Business | Oil & Gas
Brazil becoming key source for new crude
Brazil's growing oil output and prospecting are turning it into a key source of new crude in the Western Hemisphere, but whether this will bring a tangible increase in exports remains to be seen.
Rio De Janeiro: Brazil's growing oil output and prospecting are turning it into a key source of new crude in the Western Hemisphere, but whether this will bring a tangible increase in exports remains to be seen.
Analysts say any serious increase in petroleum exports would depend on economic growth in Latin America's largest country, now picking up steam after years of stagnation and crises. Brazil achieved self-sufficiency in crude last year and is slowly growing as a net exporter.

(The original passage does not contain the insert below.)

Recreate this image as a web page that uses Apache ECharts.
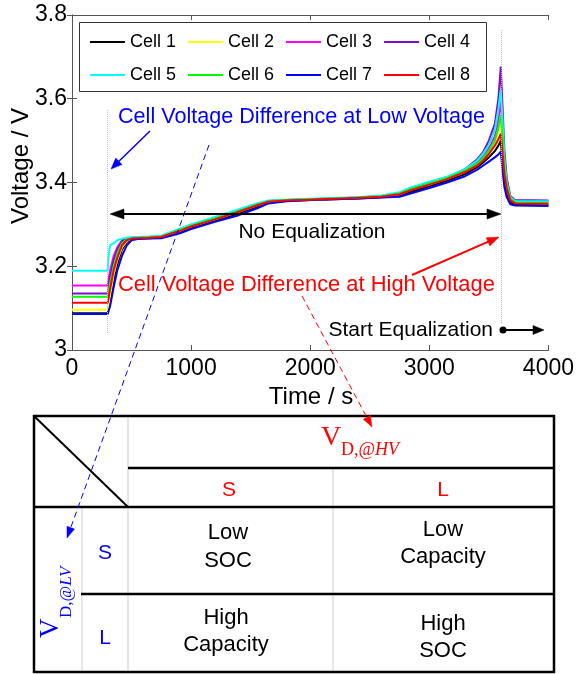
<!DOCTYPE html>
<html>
<head>
<meta charset="utf-8">
<script src="https://cdn.jsdelivr.net/npm/echarts@6/dist/echarts.min.js"></script>
<style>
html,body{margin:0;padding:0;background:#fff;}
#c{width:577px;height:674px;}
</style>
</head>
<body>
<div id="c"></div>
<script>
// ---------- DATA ----------
const cellNames = ['Cell 1','Cell 2','Cell 3','Cell 4','Cell 5','Cell 6','Cell 7','Cell 8'];
const cellColors = ['#000000','#ffff00','#ff00ff','#7f0ccc','#00ffff','#00ff00','#0000ff','#ff0000'];
const timeS = [0,300,305,320,350,380,420,460,500,550,650,750,900,1000,1200,1400,1550,1650,1800,2000,2200,2400,2600,2750,2850,3000,3150,3300,3400,3450,3500,3550,3580,3600,3615,3630,3650,3680,3720,4000];
const cell1 = [3.088,3.088,3.092,3.115,3.165,3.205,3.24,3.258,3.265,3.266,3.267,3.269,3.281,3.292,3.309,3.326,3.342,3.352,3.356,3.358,3.360,3.362,3.365,3.369,3.378,3.391,3.404,3.42,3.436,3.447,3.46,3.475,3.488,3.50,3.45,3.40,3.37,3.352,3.347,3.346];
const cell2 = [3.096,3.096,3.10,3.13,3.18,3.215,3.245,3.26,3.266,3.267,3.268,3.270,3.284,3.295,3.312,3.330,3.345,3.354,3.357,3.359,3.361,3.363,3.366,3.372,3.383,3.396,3.409,3.426,3.442,3.455,3.472,3.495,3.52,3.545,3.49,3.43,3.39,3.36,3.351,3.350];
const cell3 = [3.154,3.154,3.165,3.19,3.225,3.245,3.262,3.266,3.268,3.269,3.270,3.272,3.288,3.299,3.316,3.334,3.349,3.356,3.358,3.360,3.362,3.364,3.368,3.375,3.386,3.399,3.412,3.43,3.448,3.462,3.482,3.51,3.55,3.595,3.53,3.45,3.40,3.364,3.354,3.353];
const cell4 = [3.135,3.135,3.145,3.175,3.215,3.24,3.26,3.265,3.267,3.268,3.269,3.271,3.287,3.298,3.315,3.333,3.348,3.356,3.358,3.360,3.362,3.364,3.368,3.375,3.387,3.400,3.413,3.432,3.455,3.472,3.50,3.54,3.60,3.677,3.58,3.48,3.41,3.368,3.358,3.357];
const cell5 = [3.189,3.189,3.22,3.25,3.255,3.262,3.266,3.268,3.269,3.270,3.271,3.273,3.289,3.300,3.318,3.336,3.350,3.357,3.359,3.361,3.363,3.365,3.369,3.377,3.389,3.402,3.414,3.432,3.452,3.468,3.49,3.525,3.575,3.621,3.55,3.46,3.40,3.365,3.356,3.355];
const cell6 = [3.127,3.127,3.135,3.16,3.20,3.23,3.255,3.264,3.267,3.268,3.269,3.271,3.286,3.297,3.314,3.332,3.347,3.355,3.358,3.360,3.362,3.364,3.367,3.374,3.385,3.398,3.411,3.428,3.445,3.458,3.476,3.50,3.53,3.561,3.51,3.44,3.395,3.362,3.352,3.351];
const cell7 = [3.086,3.086,3.09,3.105,3.15,3.19,3.225,3.25,3.262,3.265,3.266,3.267,3.278,3.289,3.306,3.322,3.338,3.350,3.355,3.358,3.360,3.362,3.364,3.366,3.374,3.387,3.400,3.415,3.43,3.44,3.45,3.46,3.467,3.474,3.43,3.39,3.365,3.348,3.345,3.344];
const cell8 = [3.113,3.113,3.12,3.145,3.19,3.22,3.25,3.262,3.266,3.267,3.268,3.270,3.284,3.295,3.312,3.330,3.345,3.354,3.357,3.359,3.361,3.363,3.366,3.372,3.382,3.395,3.408,3.425,3.44,3.452,3.468,3.488,3.503,3.517,3.47,3.42,3.385,3.358,3.350,3.349];
const cellValues = [cell1,cell2,cell3,cell4,cell5,cell6,cell7,cell8];
const xTickLabels = ['0','1000','2000','3000','4000'];
const yTickLabels = ['3','3.2','3.4','3.6','3.8'];
const markerTimes = [300, 3600];

// ---------- CHART ----------
const SANS = 'Liberation Sans, Arial, Helvetica, sans-serif';
const SERIF = 'Liberation Serif, Times New Roman, serif';
const chart = echarts.init(document.getElementById('c'), null, {renderer:'canvas'});

const series = cellNames.map((n,i)=>({
  name:n, type:'line', symbol:'none', showSymbol:false, animation:false,
  lineStyle:{width:2, color:cellColors[i]}, itemStyle:{color:cellColors[i]},
  data: timeS.map((t,k)=>[t, cellValues[i][k]]),
  z: 2
}));
series.push({
  type:'line', data:[], silent:true, animation:false,
  markLine:{
    silent:true, symbol:['none','none'], label:{show:false}, animation:false,
    lineStyle:{color:'#bdbdbd', type:'dotted', width:1},
    data:[
      [{coord:[markerTimes[0],3.573]},{coord:[markerTimes[0],3.04]}],
      [{coord:[markerTimes[1],3.764]},{coord:[markerTimes[1],3.064]}]
    ]
  }
});

function arrow(x1,y1,x2,y2,color,o){
  o=o||{};
  const dx=x2-x1, dy=y2-y1, L=Math.hypot(dx,dy), ux=dx/L, uy=dy/L;
  const hl=o.hl||12, hw=o.hw||4.5;
  const bx=x2-ux*hl, by=y2-uy*hl;
  const els=[{
    type:'line', shape:{x1:x1,y1:y1,x2:bx+ux*1,y2:by+uy*1},
    style:{stroke:color, lineWidth:o.lw||1.5, lineDash:o.dash||null}, z:10
  },{
    type:'polygon', shape:{points:[[x2,y2],[bx-uy*hw,by+ux*hw],[bx+uy*hw,by-ux*hw]]},
    style:{fill:color, stroke:color, lineWidth:0.5}, z:10
  }];
  if(o.both){
    const cx=x1+ux*hl, cy=y1+uy*hl;
    els[0].shape.x1=cx-ux; els[0].shape.y1=cy-uy;
    els.push({type:'polygon', shape:{points:[[x1,y1],[cx-uy*hw,cy+ux*hw],[cx+uy*hw,cy-ux*hw]]},
      style:{fill:color, stroke:color, lineWidth:0.5}, z:10});
  }
  return els;
}
function txt(x,y,s,o){
  o=o||{};
  return {type:'text', x:x, y:y, z:11, style:{text:s, fill:o.color||'#000', font:(o.italic?'italic ':'')+(o.size||21)+'px '+(o.family||SANS),
    textAlign:o.align||'center', textVerticalAlign:o.va||'middle', lineHeight:o.lh}};
}
const tl = (x1,y1,x2,y2,c,w)=>({type:'line', shape:{x1,y1,x2,y2}, style:{stroke:c, lineWidth:w}, z:5});

const graphics = [
  // legend box
  {type:'rect', shape:{x:79.5,y:22.5,width:407,height:69}, style:{fill:'#fff', stroke:'#333', lineWidth:1}, z:3},
  // annotations
  txt(118,117,'Cell Voltage Difference at Low Voltage',{color:'#0000ff', align:'left', size:21.6}),
  ...arrow(150,131,111,169,'#0000ff',{lw:1.5, hl:11, hw:4.5}),
  ...arrow(209,145,67,538,'#0000ff',{lw:1, dash:[6,4], hl:11, hw:4}),
  ...arrow(110,214,501,214,'#000',{lw:2.2, hl:14, hw:5, both:true}),
  txt(312,232,'No Equalization'),
  txt(118,285,'Cell Voltage Difference at High Voltage',{color:'#ff0000', align:'left', size:21.9}),
  ...arrow(412,275,499,237,'#ff0000',{lw:2, hl:12, hw:4.5}),
  ...arrow(302,296,372,427,'#ff0000',{lw:1, dash:[6,4], hl:11, hw:4}),
  txt(493,330,'Start Equalization',{align:'right'}),
  {type:'circle', shape:{cx:503,cy:330,r:3.5}, style:{fill:'#000'}, z:10},
  ...arrow(503,330,544,330,'#000',{lw:2, hl:11, hw:4.5}),
  // table gray lines
  tl(128,416,128,672,'#cfcfcf',1),
  tl(333,468,333,672,'#cfcfcf',1),
  tl(82,507,82,672,'#cfcfcf',1),
  // table black lines
  {type:'rect', shape:{x:34,y:416,width:520,height:256}, style:{fill:null, stroke:'#000', lineWidth:2.5}, z:6},
  tl(128,468,554,468,'#000',2.5),
  tl(34,507,554,507,'#000',2.5),
  tl(81,594,554,594,'#000',2.5),
  tl(35,417,128,507,'#000',2),
  // table texts
  txt(331,438,'V',{color:'#ff0000', size:28, family:SERIF}),
  {type:'text', x:341, y:450, z:11, style:{text:'{a|D,@}{b|HV}', fill:'#ff0000', textAlign:'left', textVerticalAlign:'middle',
     rich:{a:{fontFamily:SERIF, fontSize:18, fill:'#ff0000', fontStyle:'normal'}, b:{fontFamily:SERIF, fontSize:18, fill:'#ff0000', fontStyle:'italic'}}}},
  txt(229,490,'S',{color:'#ff0000', size:21}),
  txt(443,490,'L',{color:'#ff0000', size:21}),
  txt(105,553,'S',{color:'#0000ff', size:21}),
  txt(105,638,'L',{color:'#0000ff', size:21}),
  {type:'group', x:51, y:638, rotation:Math.PI/2, z:11, children:[
     {type:'text', x:0, y:0, style:{text:'V', fill:'#0000ff', font:'27px '+SERIF, textAlign:'left', textVerticalAlign:'middle'}},
     {type:'text', x:20, y:16, style:{text:'{a|D,@}{b|LV}', fill:'#0000ff', textAlign:'left', textVerticalAlign:'middle',
        rich:{a:{fontFamily:SERIF, fontSize:17, fill:'#0000ff'}, b:{fontFamily:SERIF, fontSize:17, fill:'#0000ff', fontStyle:'italic'}}}}
  ]},
  txt(228,547,'Low\nSOC',{lh:28, size:22}),
  txt(443,543,'Low\nCapacity',{lh:27, size:22}),
  txt(226,631,'High\nCapacity',{lh:27, size:22}),
  txt(443,637,'High\nSOC',{lh:27, size:22}),
  // axis names
  txt(311,397,'Time / s',{size:24}),
  {type:'text', x:21, y:166, rotation:Math.PI/2, z:11, style:{text:'Voltage / V', fill:'#000', font:'24px '+SANS, textAlign:'center', textVerticalAlign:'middle'}}
];

const axisCommon = {
  axisLine:{show:true, lineStyle:{color:'#555', width:1}},
  axisTick:{show:true, inside:true, length:5, lineStyle:{color:'#555'}},
  splitLine:{show:false}
};
const legendCommon = {left:90, itemWidth:35, itemHeight:2, itemGap:12, icon:'rect', padding:0, z:5,
  textStyle:{fontSize:18, fontFamily:SANS, color:'#000'}, selectedMode:false};
const option = {
  animation:false,
  backgroundColor:'#fff',
  grid:{left:72, top:15, width:479, height:335, containLabel:false},
  legend:[
    Object.assign({data:cellNames.slice(0,4), top:33}, legendCommon),
    Object.assign({data:cellNames.slice(4,8), top:66}, legendCommon)
  ],
  xAxis:[
    Object.assign({type:'value', min:0, max:4000, interval:1000, position:'bottom',
      axisLabel:{fontSize:23, fontFamily:SANS, color:'#000', margin:7, formatter:(v)=>xTickLabels[Math.round(v/1000)]}}, axisCommon),
    Object.assign({type:'value', min:0, max:4000, interval:1000, position:'top', axisLabel:{show:false}}, axisCommon)
  ],
  yAxis:[
    Object.assign({type:'value', min:3, max:3.8, interval:0.2, position:'left',
      axisLabel:{fontSize:23, fontFamily:SANS, color:'#000', margin:5, formatter:(v)=>yTickLabels[Math.round((v-3)/0.2)]}}, axisCommon),
    Object.assign({type:'value', min:3, max:3.8, interval:0.2, position:'right', axisLabel:{show:false}}, axisCommon)
  ],
  series:series,
  graphic:graphics
};
chart.setOption(option);
</script>
</body>
</html>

"If Brazil really starts growing at higher rates, maintaining self-sufficiency may become quite a challenge, and that is clearly the government's priority," said Francois Moreau, head of Estrategia e Valor consultancy in Rio.
Brazil's state oil company, Petrobras, projects its crude output in Brazil should reach 2.37 million barrels per day in 2011, up a steep 27 per cent from this year's planned 1.86 million bpd, and then rise to 2.81 million bpd by 2015.
Meanwhile, the central bank expects the economy to expand 4.7 per cent this year after a 3.7 per cent rise in 2006. The government wants growth of 5 per cent or more in the years to come.
Experts say that would require yearly oil and fuels output to rise by more than 5 per cent, so Petrobras' ambitious output growth plan is just about enough to meet that demand.
In the first quarter, Petrobras' exports of oil and fuels exceeded imports by 187,000 bpd, a 156 per cent rise from a year earlier.
Imports of lighter crude are needed to mix with heavy local oil at the refineries, but Brazil has been upgrading factories to process more local petroleum.
In the meantime, planned start-up of shallow-water Polvo field by US company Devon Energy Corp in the next few days is about to open a new stage of oil expansion in Brazil, making the company the first foreign producer not associated with Petrobras.
Analysts say high world oil prices, new technologies and Brazil's economic and political stability have pushed the country from a second-tier oil province a few years ago into a booming producer with strong prospects.